La Corte, pertanto, richiama un consolidato principio in tema di individuazione del garante nelle strutture aziendali complesse secondo cui è necessario individuare il soggetto deputato alla gestione del rischio, il quale sarà il preposto se l’infortunio attiene alla concreta esecuzione della prestazione lavorativa, il dirigente se riconducibile al dettaglio dell’organizzazione dell’attività lavorativa e il datore di lavoro se derivante da scelte gestionali di fondo[2].

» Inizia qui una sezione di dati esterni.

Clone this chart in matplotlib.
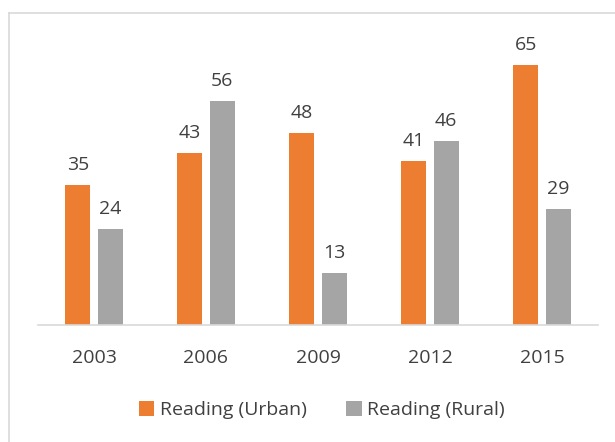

Alla luce del principio sopra richiamato, la Suprema Corte ha rilevato che “l’obbligo del preposto andava commisurato alla previsione del documento di valutazione dei rischi (..) circa l’utilizzo di appositi presidi per la esecuzione dei lavori in quota, una volta accertato che (..) era stata certamente utilizzata una scala a libro in luogo di un elevatore (..)”. Così facendo, sottolinea la Suprema Corte, i giudici di secondo grado “hanno trascurato, da un lato, la centralità del documento di valutazione dei rischi, vero e proprio statuto della sicurezza aziendale (..) e dall’altro il contenuto dell’addebito” mosso all’imputato.

Da ultimo, in merito alla condotta del lavoratore, la Suprema Corte precisa che essa può ritenersi “abnorme e idonea ad escludere il nesso di causalità tra la condotta contestata al garante e l’evento lesivo, non tanto ove sia imprevedibile quanto piuttosto ove sia tale da attivare un rischio eccentrico o esorbitante la sfera di rischio governata dal soggetto titolare della posizione di garanzia[3]. Carattere la cui sussistenza è stata esclusa dalla Suprema Corte alla stregua della ricostruzione della dinamica del sinistro de quo.

La Corte, pertanto, ha accolto il ricorso limitatamente alle statuizioni civile e rinviato al giudice civile competente.

(Cass. sez. IV pen. n. 22271 del 08.06.2021)

 

[1] L’istruttoria aveva evidenziato che durante l’operazione di collocazione della merce non era stato usato il presidio previsto (muletto o elevatore) perché al momento in uso in un altro reparto ma una ordinaria scala a libro che non raggiungeva l’altezza del piano di lavoro.

[2] Cfr. Cass. pen., sez. IV, sent. n. 22606/2017.

[3] Cfr. Cass. pen. sez. IV sent. n. 5007/2018 e Cass. pen. sez. IV sent. n. 15124/2016.